- [Work to be completed] Write out all records as given; omit images.

#### Exercise materials ####

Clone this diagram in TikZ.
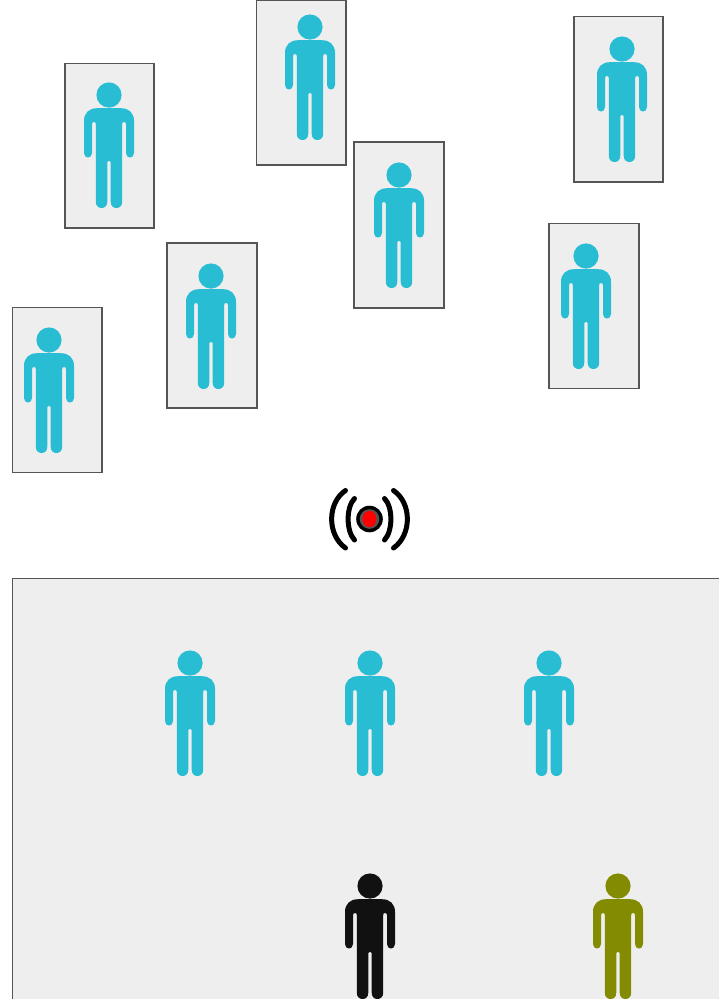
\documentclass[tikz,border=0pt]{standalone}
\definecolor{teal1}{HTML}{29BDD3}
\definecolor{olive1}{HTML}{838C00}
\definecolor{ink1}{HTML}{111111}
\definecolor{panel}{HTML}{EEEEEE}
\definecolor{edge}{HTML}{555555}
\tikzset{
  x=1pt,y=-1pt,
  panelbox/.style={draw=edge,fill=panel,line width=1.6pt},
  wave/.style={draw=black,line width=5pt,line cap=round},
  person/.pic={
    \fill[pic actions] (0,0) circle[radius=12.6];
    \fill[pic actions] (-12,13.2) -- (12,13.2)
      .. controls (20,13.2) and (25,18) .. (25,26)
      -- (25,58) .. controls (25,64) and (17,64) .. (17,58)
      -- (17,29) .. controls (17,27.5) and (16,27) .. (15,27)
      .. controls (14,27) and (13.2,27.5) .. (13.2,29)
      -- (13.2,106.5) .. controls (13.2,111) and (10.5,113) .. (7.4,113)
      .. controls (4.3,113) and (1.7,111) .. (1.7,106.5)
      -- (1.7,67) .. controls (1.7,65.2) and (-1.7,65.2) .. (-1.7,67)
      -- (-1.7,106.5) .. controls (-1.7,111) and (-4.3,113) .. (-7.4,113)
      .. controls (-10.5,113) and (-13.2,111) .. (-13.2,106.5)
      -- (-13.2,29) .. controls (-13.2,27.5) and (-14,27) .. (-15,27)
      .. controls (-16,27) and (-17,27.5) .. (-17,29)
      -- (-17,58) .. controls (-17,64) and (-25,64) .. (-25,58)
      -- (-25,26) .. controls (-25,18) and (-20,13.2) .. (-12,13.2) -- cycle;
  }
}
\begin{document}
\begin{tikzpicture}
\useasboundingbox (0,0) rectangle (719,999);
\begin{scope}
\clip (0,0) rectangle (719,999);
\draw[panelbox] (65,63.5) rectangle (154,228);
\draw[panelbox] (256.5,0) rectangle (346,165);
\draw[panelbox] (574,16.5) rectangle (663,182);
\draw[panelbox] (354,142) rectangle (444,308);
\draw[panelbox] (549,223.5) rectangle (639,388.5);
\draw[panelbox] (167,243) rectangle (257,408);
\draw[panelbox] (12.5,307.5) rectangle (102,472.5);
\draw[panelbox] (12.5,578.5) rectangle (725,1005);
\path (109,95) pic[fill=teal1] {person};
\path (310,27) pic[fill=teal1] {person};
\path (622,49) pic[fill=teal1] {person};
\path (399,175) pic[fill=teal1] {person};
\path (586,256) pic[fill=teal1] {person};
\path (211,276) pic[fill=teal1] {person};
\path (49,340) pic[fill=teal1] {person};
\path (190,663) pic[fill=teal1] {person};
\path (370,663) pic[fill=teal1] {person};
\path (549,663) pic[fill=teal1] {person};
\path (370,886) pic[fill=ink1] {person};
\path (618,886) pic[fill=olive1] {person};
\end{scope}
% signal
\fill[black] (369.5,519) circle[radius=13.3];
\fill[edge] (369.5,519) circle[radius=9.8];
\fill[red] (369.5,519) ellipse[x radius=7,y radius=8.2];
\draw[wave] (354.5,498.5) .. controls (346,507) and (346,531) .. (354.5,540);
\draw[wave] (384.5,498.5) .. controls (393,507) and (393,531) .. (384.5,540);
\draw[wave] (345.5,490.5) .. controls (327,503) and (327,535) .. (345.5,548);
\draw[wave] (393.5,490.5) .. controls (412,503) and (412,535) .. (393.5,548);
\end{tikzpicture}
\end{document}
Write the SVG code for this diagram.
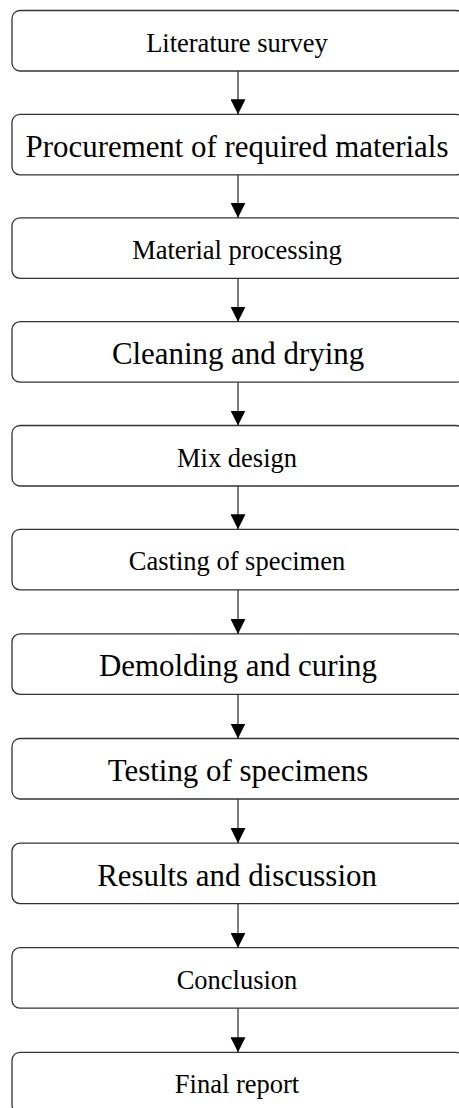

####

- [Written solution]
Clone this diagram in TikZ.
\documentclass[tikz,border=0pt]{standalone}
\definecolor{teal1}{HTML}{29BDD3}
\definecolor{olive1}{HTML}{838C00}
\definecolor{ink1}{HTML}{111111}
\definecolor{panel}{HTML}{EEEEEE}
\definecolor{edge}{HTML}{555555}
\tikzset{
  x=1pt,y=-1pt,
  panelbox/.style={draw=edge,fill=panel,line width=1.6pt},
  wave/.style={draw=black,line width=5pt,line cap=round},
  person/.pic={
    \fill[pic actions] (0,0) circle[radius=12.6];
    \fill[pic actions] (-12,13.2) -- (12,13.2)
      .. controls (20,13.2) and (25,18) .. (25,26)
      -- (25,58) .. controls (25,64) and (17,64) .. (17,58)
      -- (17,29) .. controls (17,27.5) and (16,27) .. (15,27)
      .. controls (14,27) and (13.2,27.5) .. (13.2,29)
      -- (13.2,106.5) .. controls (13.2,111) and (10.5,113) .. (7.4,113)
      .. controls (4.3,113) and (1.7,111) .. (1.7,106.5)
      -- (1.7,67) .. controls (1.7,65.2) and (-1.7,65.2) .. (-1.7,67)
      -- (-1.7,106.5) .. controls (-1.7,111) and (-4.3,113) .. (-7.4,113)
      .. controls (-10.5,113) and (-13.2,111) .. (-13.2,106.5)
      -- (-13.2,29) .. controls (-13.2,27.5) and (-14,27) .. (-15,27)
      .. controls (-16,27) and (-17,27.5) .. (-17,29)
      -- (-17,58) .. controls (-17,64) and (-25,64) .. (-25,58)
      -- (-25,26) .. controls (-25,18) and (-20,13.2) .. (-12,13.2) -- cycle;
  }
}
\begin{document}
\begin{tikzpicture}
\useasboundingbox (0,0) rectangle (719,999);
\begin{scope}
\clip (0,0) rectangle (719,999);
\draw[panelbox] (65,63.5) rectangle (154,228);
\draw[panelbox] (256.5,0) rectangle (346,165);
\draw[panelbox] (574,16.5) rectangle (663,182);
\draw[panelbox] (354,142) rectangle (444,308);
\draw[panelbox] (549,223.5) rectangle (639,388.5);
\draw[panelbox] (167,243) rectangle (257,408);
\draw[panelbox] (12.5,307.5) rectangle (102,472.5);
\draw[panelbox] (12.5,578.5) rectangle (725,1005);
\path (109,95) pic[fill=teal1] {person};
\path (310,27) pic[fill=teal1] {person};
\path (622,49) pic[fill=teal1] {person};
\path (399,175) pic[fill=teal1] {person};
\path (586,256) pic[fill=teal1] {person};
\path (211,276) pic[fill=teal1] {person};
\path (49,340) pic[fill=teal1] {person};
\path (190,663) pic[fill=teal1] {person};
\path (370,663) pic[fill=teal1] {person};
\path (549,663) pic[fill=teal1] {person};
\path (370,886) pic[fill=ink1] {person};
\path (618,886) pic[fill=olive1] {person};
\end{scope}
% signal
\fill[black] (369.5,519) circle[radius=13.3];
\fill[edge] (369.5,519) circle[radius=9.8];
\fill[red] (369.5,519) ellipse[x radius=7,y radius=8.2];
\draw[wave] (354.5,498.5) .. controls (346,507) and (346,531) .. (354.5,540);
\draw[wave] (384.5,498.5) .. controls (393,507) and (393,531) .. (384.5,540);
\draw[wave] (345.5,490.5) .. controls (327,503) and (327,535) .. (345.5,548);
\draw[wave] (393.5,490.5) .. controls (412,503) and (412,535) .. (393.5,548);
\end{tikzpicture}
\end{document}
Write the SVG code for this diagram.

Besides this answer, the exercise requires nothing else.